Pronatalism is a morally sound position because it is the effect, not the cause, of the world’s material conditions. Across the globe, a variety of factors influence whether or not someone has children, including familial expectations, cultural values, lack of access to safe birth control methods and the economic necessity of more hands in the family unit⁠ — all of which are factors affected by existing structures like capitalism and patriarchy.  

In agrarian economies, which encapsulate 60% of the global population according to the United Nations Food and Agriculture Organization, having children may be critical to the promise of development, whereas a lack of hands to help the community may spell its doom. People can consent to this socioeconomic reality about as much as they can consent to being born. However, it is the realizable potential of building out of this reality and into a new one that makes having children an ethical desire. 

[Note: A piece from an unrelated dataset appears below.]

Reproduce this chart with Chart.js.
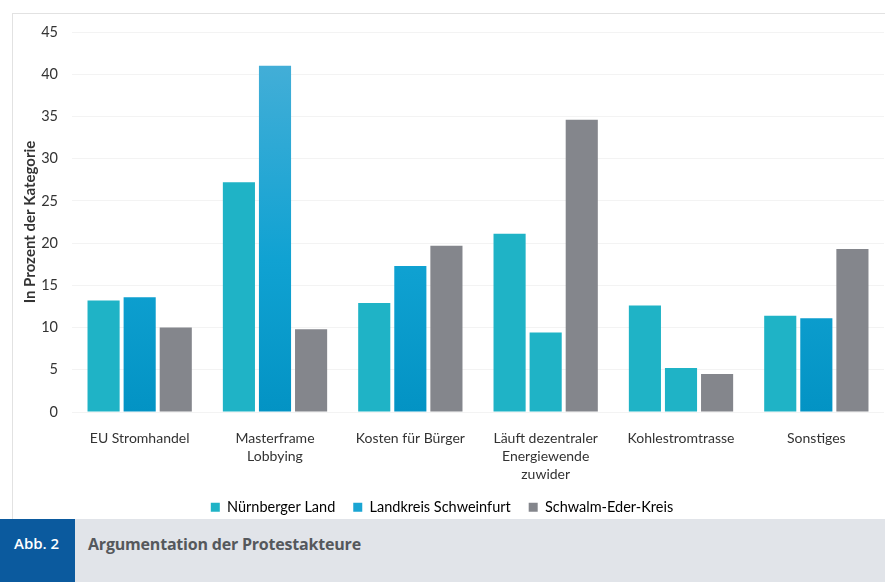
<!DOCTYPE html>
<html>
<head>
<meta charset="utf-8">
<script src="https://cdn.jsdelivr.net/npm/chart.js@4"></script>
<style>
  html, body { margin: 0; padding: 0; background: #fff; }
  #wrap { position: relative; width: 885px; height: 582px; overflow: hidden; }
  #panel { position: absolute; left: 12px; top: 13px; width: 880px; height: 520px; border: 1px solid #e2e2e2; background: #fff; }
  #chart { position: absolute; left: 0; top: 0; }
  #banner { position: absolute; left: 0; top: 519px; width: 885px; height: 63px; background: #e1e4e9; }
  #abb { position: absolute; left: 0; top: 0; width: 75px; height: 63px; background: #0b5a9e; color: #fff;
         font: 600 15px "Open Sans", sans-serif; }
  #abb span { position: absolute; left: 14px; top: 14px; }
  #title { position: absolute; left: 88px; top: 14px; color: #55585c;
           font: bold 16px "Open Sans", sans-serif; letter-spacing: -0.2px; }
</style>
</head>
<body>
<div id="wrap">
  <div id="panel"></div>
  <canvas id="chart" width="885" height="519"></canvas>
  <div id="banner">
    <div id="abb"><span>Abb. 2</span></div>
    <div id="title">Argumentation der Protestakteure</div>
  </div>
</div>
<script>
document.addEventListener("DOMContentLoaded", function() {
  const categories = [
    "EU Stromhandel",
    ["Masterframe", "Lobbying"],
    "Kosten für Bürger",
    ["Läuft dezentraler", "Energiewende", "zuwider"],
    "Kohlestromtrasse",
    "Sonstiges"
  ];
  const nuernberger = [13.2, 27.2, 12.9, 21.1, 12.6, 11.4];
  const schweinfurt = [13.6, 41.0, 17.3, 9.4, 5.2, 11.1];
  const schwalmEder = [10.0, 9.8, 19.7, 34.6, 4.5, 19.3];
  const yTicks = [0, 5, 10, 15, 20, 25, 30, 35, 40, 45];

  // in two groups the second bar is printed in the teal colour
  const tealBars = [false, false, false, true, true, false];

  const teal = '#1fb3c6';
  const grey = '#84868c';

  function blueFill(context) {
    const chart = context.chart;
    const area = chart.chartArea;
    if (!area) return '#0a9fcf';
    if (tealBars[context.dataIndex]) return teal;
    const g = chart.ctx.createLinearGradient(0, area.top, 0, area.bottom);
    g.addColorStop(0, '#4bb0d8');
    g.addColorStop(0.6, '#10a2d2');
    g.addColorStop(1, '#0393c4');
    return g;
  }

  const ctx = document.getElementById('chart').getContext('2d');
  const font = "Lato, 'Open Sans', sans-serif";

  new Chart(ctx, {
    type: 'bar',
    data: {
      labels: categories,
      datasets: [{
        label: 'Nürnberger Land',
        data: nuernberger,
        backgroundColor: teal
      }, {
        label: 'Landkreis Schweinfurt',
        data: schweinfurt,
        backgroundColor: blueFill
      }, {
        label: 'Schwalm-Eder-Kreis',
        data: schwalmEder,
        backgroundColor: grey
      }]
    },
    options: {
      responsive: false,
      animation: false,
      layout: { padding: { top: 32, right: 1, left: 0, bottom: 0 } },
      datasets: { bar: { categoryPercentage: 0.8, barPercentage: 0.89 } },
      plugins: {
        tooltip: { enabled: false },
        legend: {
          position: 'bottom',
          maxHeight: 37,
          labels: {
            boxWidth: 9,
            boxHeight: 9,
            padding: 18,
            color: '#333',
            font: { family: font, size: 14.5 },
            generateLabels: function(chart) {
              const cols = [teal, '#1aa5d3', grey];
              return chart.data.datasets.map(function(ds, i) {
                return { text: ds.label, fillStyle: cols[i], strokeStyle: cols[i], lineWidth: 0, datasetIndex: i };
              });
            }
          }
        }
      },
      scales: {
        x: {
          grid: { display: false },
          border: { display: false },
          ticks: {
            color: '#333',
            padding: 9,
            maxRotation: 0,
            autoSkip: false,
            font: { family: font, size: 14, lineHeight: 1.3 }
          },
          afterFit: function(scale) { scale.height = 70; }
        },
        y: {
          min: 0,
          max: 45,
          afterBuildTicks: function(scale) {
            scale.ticks = yTicks.map(function(v) { return { value: v }; });
          },
          grid: { color: '#f3f3f3', drawTicks: false },
          border: { display: false },
          ticks: {
            color: '#333',
            padding: 14,
            font: { family: font, size: 14.5 }
          },
          title: {
            display: true,
            text: 'In Prozent der Kategorie',
            color: '#333',
            padding: { top: 21, bottom: 0 },
            font: { family: font, size: 15, weight: 'bold' }
          },
          afterFit: function(scale) { scale.width = 72; }
        }
      }
    }
  });
});
</script>
</body>
</html>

This is why procreation is also not inherently a violation of consent. The question of whether or not beings who do not yet exist can consent to decisions made today is unanswerable. Is the Big Bang that created the universe and all of its cursed, beautiful gifts a violation of our consent? Did the Great Molasses Flood of 1919 violate the consent of the 21 Bostonians who would have preferred not to be swept up by molasses? I don’t think there is a correct answer to any of these premises. As such, it’s my opinion that the correct question is whether or not beings can retroactively consent to their creation, which is something very much in our control.  

A common antinatalist argument follows the logic that in existing, everything suffers from time to time, so bringing something into existence is introducing it to pain and negativity. The common pronatalist argument against this is that everything also enjoys existence from time to time, so bringing something into existence is introducing it to enjoyment as well. Photo by Peter Oslanec on Unsplash.


You’re absolutely right to claim that “pronatalism” or the position of having children, is our default position because of human social conditions. It could be argued that even in absence of the systemic oppressions and violences you bring up, human culture has always endured material conditions which incentivise procreation.  

But conditions of social oppression are very important because they drive us to do otherwise morally unacceptable things. For example, it is far worse for a rich person to steal from a poor person than for a poor person to steal from another poor person. While the poor person probably has a much better reason for stealing than the rich person, stealing from an innocent person is still wrong. While having children is central to development economics and political justice, and shame for procreating “too much” tends to be weaponized against the most oppressed people, these conditions don’t change the violation of consent that procreation represents. We should seek understandings of this violation that acknowledge systemic oppression and don’t blame the oppressed for their material circumstances. 

Your examples of the creation of the universe and the Great Molasses Flood don’t represent meaningful violations of consent because they weren’t actions perpetrated by conscious, ethically-minded beings. On the other hand, humans today have the ability to consider the rights of unborn people, including their right to consent, in our choices. When it’s possible, which may only be in a world which has conquered social oppression, we should avoid these violations. 


By the logic that procreation denies the consent of the nonexistent to remain nonexistent, wouldn’t practicing antinatalism at a societal level also violate the consent of future beings who would rather stick around to enjoy the world’s gifts? What about the rights of those who, after being born and experiencing the mixed bag that is existence, decide to dedicate their lives to improving things? The very existence of social movements intent on changing society proves that the latter group of people are an extant group. If it is immoral to procreate due to the violation of some definition of “consent,” then so too is it immoral to not procreate.  

Pronatalism is moral because, by ensuring the continuation of humanity, only it enables the intergenerational project of upending systematic oppression, thus solving dilemmas such as resource extraction without reciprocation, industrial pollution, and social strife. We can solve these problems without discontinuing the human population, much of which is composed of indigenous communities who have practiced climate justice for generations, as well as activists all over the world fighting gendered, ethnic, class and disability-based oppressions. 

Having children increases the probability that we will clean the poison out of the Earth, spread the wealth equitably and create harmony between peoples, animals and the environment.